What Passes For "Debate" In 'Murica's Colleges

Chris | InformationLiberation
May. 11, 2014



From Peter Schiff:
The 2014 Cross Examination Debate Association's national championship was held at Indiana University. The all African American female team from Towson University defeated the all African American male team from the University of Oklahoma. Though this might be a first for African American women, it is not a real win for women or African Americans, but a loss for collegiate debate specifically and America in general. I am not sure what the winners won, but it certainly wasn't a debate. In fact, to enable this hallow victory, the very concept of debate was thrown aside. In the name of political correctness and affirmative action, we have destroyed college debate, simply to bestow a meaningless trophy on students who demonstrate no actual debate skills. It would be funny if it wasn't so sad. However it provides a shocking example as to why America is a nation in decline.

Link to full debate here -- just in case you think I left out the good parts. Trust me, there are no good parts. Notice how comments have been disabled!
Note, the original video above was censored due to a BS copyright complaint from the videographer. Fortunately, others reposted it.

See Peter explaining why the video disappeared here:



See this glowing and hilarious write up on the "debate" from the Atlantic, "Hacking Traditional College Debate's White-Privilege Problem."

Here's an excerpt:
Joe Leeson Schatz, Director of Speech and Debate at Binghamton University, is encouraged by the changes in debate style and community. “Finally, there’s a recognition in the academic space that the way argument has taken place in the past privileges certain types of people over others,” he said. “Arguments don’t necessarily have to be backed up by professors or written papers. They can come from lived experience.”

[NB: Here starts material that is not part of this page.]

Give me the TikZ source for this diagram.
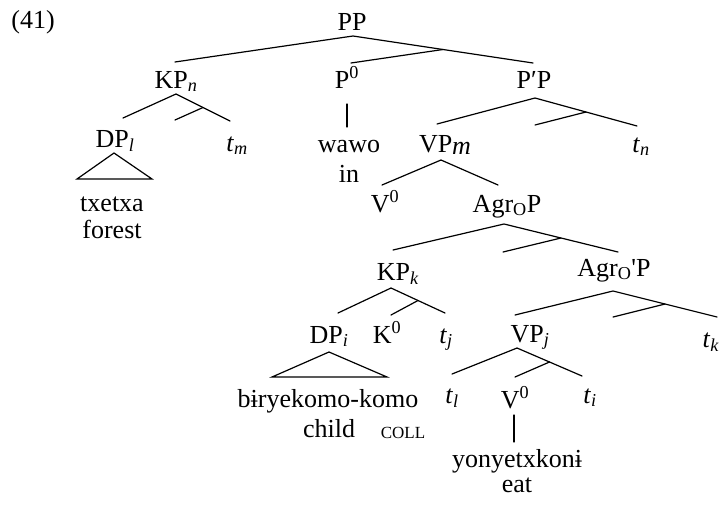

But other teams who have prepared for a traditional policy debate are frustrated when they encounter a meta-debate, or an alternative stylistic approach in competition. These teams say that the pedagogical goals of policy debate are not being met—and are even being undermined. Aaron Hardy, who coaches debate at Northwestern University, is concerned about where the field is headed. “We end up … with a large percentage of debates being devoted to arguing about the rules, rather than anything substantive,” he wrote on a CEDA message board last fall.
Logic and reason has no place in Murica's colleges. All that matters is how you "feel" about an issue. It's hard to believe people actually pay for this garbage.